Как-то раз среди «товара» оказалась пачка папирос «Бокс». Я удивился, так как папа никогда не
курил. Оказалось, у него сильно разболелся зуб, и он папиросным дымом заглушал
боль.
Следующие объекты «цивизации» в Розальевке – сельсовет и колхозная
контора. Половину здания сельсовета занимала почта; работал там старик, а может
просто пожилой мужчина. Но нам, малышам,
он казался дедом: с усами, ходил всегда
с палочкой, слегка прихрамывая. Газеты в ту пору практически никто не
выписывал, изредка кое-кому из сельчан приходили письма или же кому-то надо
было «ударить» телеграмму (именно так и говорили – «ударить», а не отправить).
Рядом с конторой – большой колхозный двор. Там коровники, телятники, конюшни для лошадей (волы и кони были основной тягловой силой), зерновой ток, амбар для хранения зерна, колхозная кладовая, большой подвал – в нем много бочек с виноградным вином, которое колхоз делал не для сдачи государству, а «для собственных нужд». На большой открытой площадке хранилась скудная и примитивная с сегодняшней точки зрения с.х. техника: плуги, бороны, культиваторы, сеялки, веялки, треера, лобогрейки-жатки, вилы-двухколески и пр.
Еще в нашем селе была мельница, приводилась в действие от мотора наподобие маленького паровоза. Работал этот двухтактный движок на керосине. На маховике у него было большое инерционное колесо, и далее посредством длинного паса (так мы называли передаточный ремень)вращались мукомольные жернова – большие каменные круги. В мельнице делали муку только грубого помола (да других потребностей тогда и не было) и дробили зерно на корм скоту и птицам. А вот чтобы переработать подсолнечные семечки на масло, ездили в другое село, Бачмановку, это в 7 км от нас. Обычно отец вез туда 3-4 мешка семечек, и масла нашей семье хватало примерно на год. Одновременно с маслом маслобойня давала хозяину и макуху – спрессованные остатки выжатых семечек и их шелухи. Макуху пропаривали и кормили ею дома свиней. Но мы с Клавой тоже с удовольствием (вернее, с голодухи и из-за неимения других «деликатесов») грызли макуху, пока она еще была свежая и поэтому ароматная... А что было делать? Послевоенная жизнь – это серый хлеб из муки грубого помола, картофель в мундирах либо пюре, постное масло... Вот и все разносолы.

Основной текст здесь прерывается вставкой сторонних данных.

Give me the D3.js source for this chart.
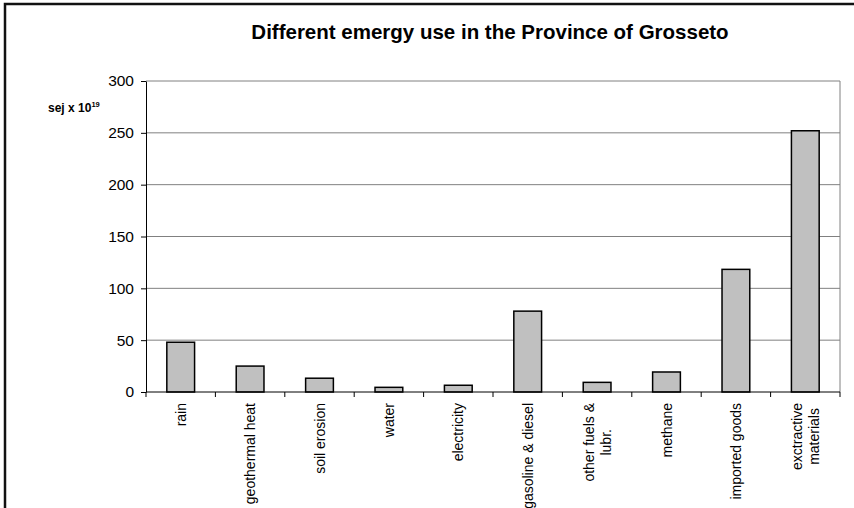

А теперь снова возвращаюсь в школу, и снова в первый класс. В моем
классе было четверо ребят-сирот, их папы погибли на войне. Этим детям было
особенно тяжело: не за что было приобрести книжки, тетради, даже чернила. Да
что там школьные принадлежности – бывало, и не один раз, что во время уроков
дети от голода в обморочном состоянии падали на пол… Вдвоем с упоминавшемся выше
другом детства, Толей Бульгак, мы взяли «шефство» над Колей Гуцолом. Его отец, Гуцол
Григорий Кириллович, погиб в октябре 1944 года при освобождении Венгрии. Каждый
день в школе мы делились со своим одноклассником Колей принесенными из дома
ломтями хлеба, давали ему по 2-3 листочка из своих тетрадей, наливали чернил в
его чернильницу, а после уроков приглашали к себе домой для совместного
выполнения домашних заданий. О Коле Гуцол сохранились у меня самые добрые
воспоминания. Он один среди других наших сирот-одноклассников закончил 7-летнюю
школу (остальные ограничились начальными 4-мя классами, и ушли подростками в
колхоз на работу); учился очень старательно, на 4 и 5.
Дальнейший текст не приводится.